4. A Love Story for the Ages
The story of Antony and Cleopatra, with its perfect blend of drama, politics, and romance, has captivated imaginations throughout history to the present day. In Ancient Rome, the story was told and retold by historians like Plutarch and Pliny the Elder, along with countless dramatists and poets. Cleopatra has been a popular subject in art, and many statues and paintings depict her, as well as moments from her life and death. She’s been the subject of seven ballets, 25 films, has had a comet named after her, and Kim Kardashian posed as Cleopatra in a 2011 issue of Harper’s Bazaar.
3. Bard’s Honor
William Shakespeare often drew upon history in his plays, and Cleopatra’s influence appears in two of the bard’s most famous works. The protagonists’ tragic deaths of Romeo & Juliet bear an unmistakable similarity to those of Antony and Cleopatra. This trope features again in Antony & Cleopatra, Shakespeare’s play based on the story of their lives as told by Plutarch.
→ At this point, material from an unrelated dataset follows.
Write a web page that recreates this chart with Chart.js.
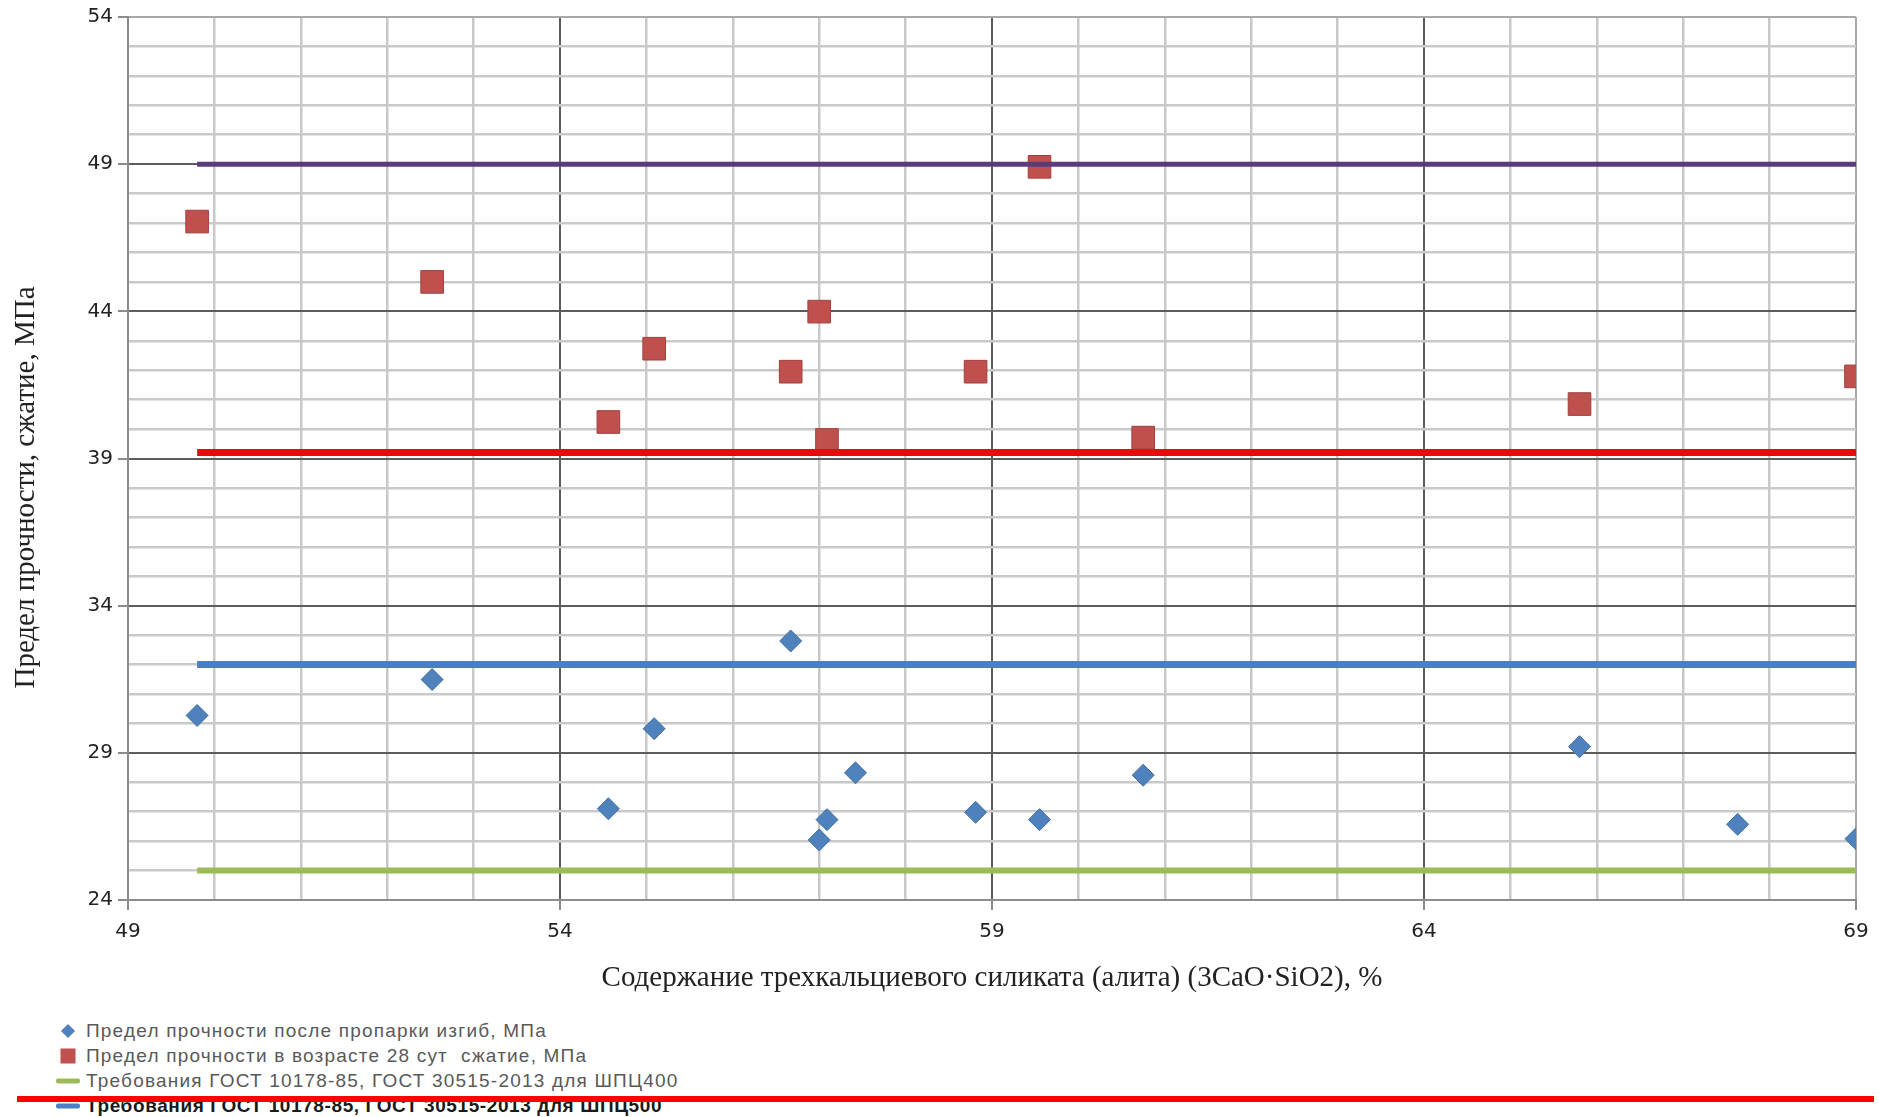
<!DOCTYPE html>
<html>
<head>
<meta charset="utf-8">
<script src="https://cdn.jsdelivr.net/npm/chart.js@4.4.0/dist/chart.umd.min.js"></script>
<style>
  body { margin: 0; background: #fff; width: 1879px; height: 1117px; overflow: hidden; position: relative; }
  #wrap { position: absolute; left: 0; top: 0; width: 1879px; height: 1000px; }
  #legend { position: absolute; left: 56px; top: 1018px; font-family: "Liberation Sans", Arial, sans-serif; }
  .item { height: 25px; display: flex; align-items: center; font-size: 19px; letter-spacing: 1.2px; color: #595959; white-space: pre; }
  .item.strong { color: #1a1a1a; font-weight: bold; letter-spacing: 0.6px; }
  .mark { width: 24px; height: 20px; position: relative; margin-right: 6px; flex: none; }
  .mark span { position: absolute; left: 50%; top: 50%; transform: translate(-50%, -50%); }
  #redbar { position: absolute; left: 17px; top: 1096px; width: 1857px; height: 6px; background: #ff0000; }
</style>
</head>
<body>
<div id="wrap"><canvas id="chart" width="1879" height="1000"></canvas></div>
<div id="legend"></div>
<div id="redbar"></div>
<script>
/* DATA */
const blueX = [49.8, 52.52, 54.56, 55.09, 56.67, 57.0, 57.09, 57.42, 58.81, 59.55, 60.75, 65.8, 67.63, 69.0];
const blueY = [30.27, 31.49, 27.1, 29.82, 32.8, 26.04, 26.73, 28.32, 26.98, 26.73, 28.24, 29.21, 26.57, 26.08];
const redX = [49.8, 52.52, 54.56, 55.09, 56.67, 57.0, 57.09, 58.81, 59.55, 60.75, 65.8, 69.0];
const redY = [47.05, 45.0, 40.24, 42.73, 41.95, 43.99, 39.63, 41.95, 48.91, 39.71, 40.85, 41.79];
const limitX = [49.8, 69];
const limitGreen = 25;    // ШПЦ400, изгиб
const limitBlue = 32;     // ШПЦ500, изгиб
const limitRed = 39.2;    // ШПЦ400, сжатие
const limitPurple = 49;   // ШПЦ500, сжатие

const xMajor = [49, 54, 59, 64, 69];
const yMajor = [24, 29, 34, 39, 44, 49, 54];

const labels = [
  "Предел прочности после пропарки изгиб, МПа",
  "Предел прочности в возрасте 28 сут  сжатие, МПа",
  "Требования ГОСТ 10178-85, ГОСТ 30515-2013 для ШПЦ400",
  "Требования ГОСТ 10178-85, ГОСТ 30515-2013 для ШПЦ500",
  "Требования ГОСТ 10178-85, ГОСТ 30515-2013 для ШПЦ400 сжатие",
  "Требования ГОСТ 10178-85, ГОСТ 30515-2013 для ШПЦ500 сжатие"
];

const xTitle = "Содержание трехкальциевого силиката (алита) (3CaO·SiO2), %";
// trailing no-break spaces push the rotated title a bit lower, as in the picture
const yTitle = "Предел прочности, сжатие, МПа" + "\u00A0".repeat(8);

/* HELPERS */
const toPoints = (xs, ys) => xs.map((x, i) => ({ x: x, y: ys[i] }));
const flat = (xs, v) => xs.map(x => ({ x: x, y: v }));

function gridColor(majors, min, max) {
  return ctx => {
    const v = ctx.tick ? ctx.tick.value : null;
    if (v === min || v === max) return "#a9a9a9";
    return majors.includes(v) ? "#5c5c5c" : "#c9c9c9";
  };
}
function gridWidth(majors) {
  return ctx => (ctx.tick && majors.includes(ctx.tick.value)) ? 2 : 2.5;
}
function tickColor(majors) {
  return ctx => (ctx.tick && majors.includes(ctx.tick.value)) ? "#8c8c8c" : "rgba(0,0,0,0)";
}

/* CHART */
const chart = new Chart(document.getElementById("chart"), {
  type: "scatter",
  data: {
    datasets: [
      { label: labels[2], data: flat(limitX, limitGreen), showLine: true, pointRadius: 0,
        borderColor: "#9bbb59", borderWidth: 6, order: 0 },
      { label: labels[3], data: flat(limitX, limitBlue), showLine: true, pointRadius: 0,
        borderColor: "#4a7ec6", borderWidth: 7, order: 0 },
      { label: labels[4], data: flat(limitX, limitRed), showLine: true, pointRadius: 0,
        borderColor: "#e30d0d", borderWidth: 7, order: 0 },
      { label: labels[5], data: flat(limitX, limitPurple), showLine: true, pointRadius: 0,
        borderColor: "#5b3c7a", borderWidth: 5, order: 0 },
      { label: labels[0], data: toPoints(blueX, blueY), pointStyle: "rectRot", pointRadius: 11,
        backgroundColor: "#4f81bd", borderColor: "#41709f", borderWidth: 1, order: 1 },
      { label: labels[1], data: toPoints(redX, redY), pointStyle: "rect", pointRadius: 16,
        backgroundColor: "#c0504d", borderColor: "#a0403d", borderWidth: 1, order: 1 }
    ]
  },
  options: {
    responsive: false,
    animation: false,
    devicePixelRatio: 1,
    layout: { padding: { left: 8.6, top: 17, right: 23, bottom: 4.6 } },
    plugins: { legend: { display: false }, tooltip: { enabled: false } },
    scales: {
      x: {
        type: "linear", min: 49, max: 69,
        afterFit: s => { s.height = 95.4; },
        ticks: {
          stepSize: 1, autoSkip: false, maxRotation: 0, padding: 10,
          color: "#222", font: { family: "DejaVu Sans", size: 20 },
          callback: v => xMajor.includes(v) ? String(v) : ""
        },
        grid: { color: gridColor(xMajor, 49, 69), lineWidth: gridWidth(xMajor),
                tickColor: tickColor(xMajor), tickLength: 10, tickWidth: 2 },
        border: { color: "#8c8c8c", width: 2 },
        title: { display: true, text: xTitle, padding: 0, color: "#222",
                 font: { family: "Liberation Serif", size: 29, lineHeight: 1.2 } }
      },
      y: {
        type: "linear", min: 24, max: 54,
        afterFit: s => { s.width = 119.4; },
        ticks: {
          stepSize: 1, autoSkip: false, padding: 5,
          color: "#222", font: { family: "DejaVu Sans", size: 20 },
          callback: v => yMajor.includes(v) ? String(v) : ""
        },
        grid: { color: gridColor(yMajor, 24, 54), lineWidth: gridWidth(yMajor),
                tickColor: tickColor(yMajor), tickLength: 10, tickWidth: 2 },
        border: { color: "#8c8c8c", width: 2 },
        title: { display: true, text: yTitle, padding: 0, color: "#222",
                 font: { family: "Liberation Serif", size: 29, lineHeight: 1.2 } }
      }
    }
  }
});

/* LEGEND (first four entries, as visible in the picture) */
function buildLegend() {
  const box = document.getElementById("legend");
  const ds = chart.data.datasets;
  const order = [4, 5, 0, 1];
  order.forEach((idx, n) => {
    const d = ds[idx];
    const item = document.createElement("div");
    item.className = "item" + (n === 3 ? " strong" : "");
    const mark = document.createElement("div");
    mark.className = "mark";
    const s = document.createElement("span");
    if (d.pointStyle === "rectRot") {
      s.style.cssText += "width:10px;height:10px;background:" + d.backgroundColor + ";transform:translate(-50%,-50%) rotate(45deg);";
    } else if (d.pointStyle === "rect") {
      s.style.cssText += "width:15px;height:15px;background:" + d.backgroundColor + ";";
    } else {
      s.style.cssText += "width:24px;height:5px;border-radius:2px;background:" + d.borderColor + ";";
    }
    mark.appendChild(s);
    item.appendChild(mark);
    item.appendChild(document.createTextNode(d.label));
    box.appendChild(item);
  });
}
buildLegend();
</script>
</body>
</html>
Many consider Shakespeare’s Cleopatra to be the most complex well-developed of all his female characters.
2. That’s One Way to Make an Entrance
Cleopatra, clever and charming, certainly knew how to make an entrance. In order to meet Caesar face to face, in hopes of enticing him over to her side, she had herself smuggled through enemy lines while rolled up in a carpet, which was brought to Caesar’s private quarters. When unrolled, she charmed Caesar and the two became allies. In 48 BC, Caesar fought for Cleopatra in a four-month war against Ptolemy and regained the Egyptian throne for Cleopatra.
1. Egypt’s Last Pharaoh
Cleopatra’s reign would have been a tough act to follow, and as it happened, no one did. After her death, the history of Egypt’s great dynasties fell away, and in 30 BC, the country disappeared under the sandal of Rome, becoming a mere province of the great Roman Empire. Cleopatra’s legacy remains as the last true Queen of Egypt.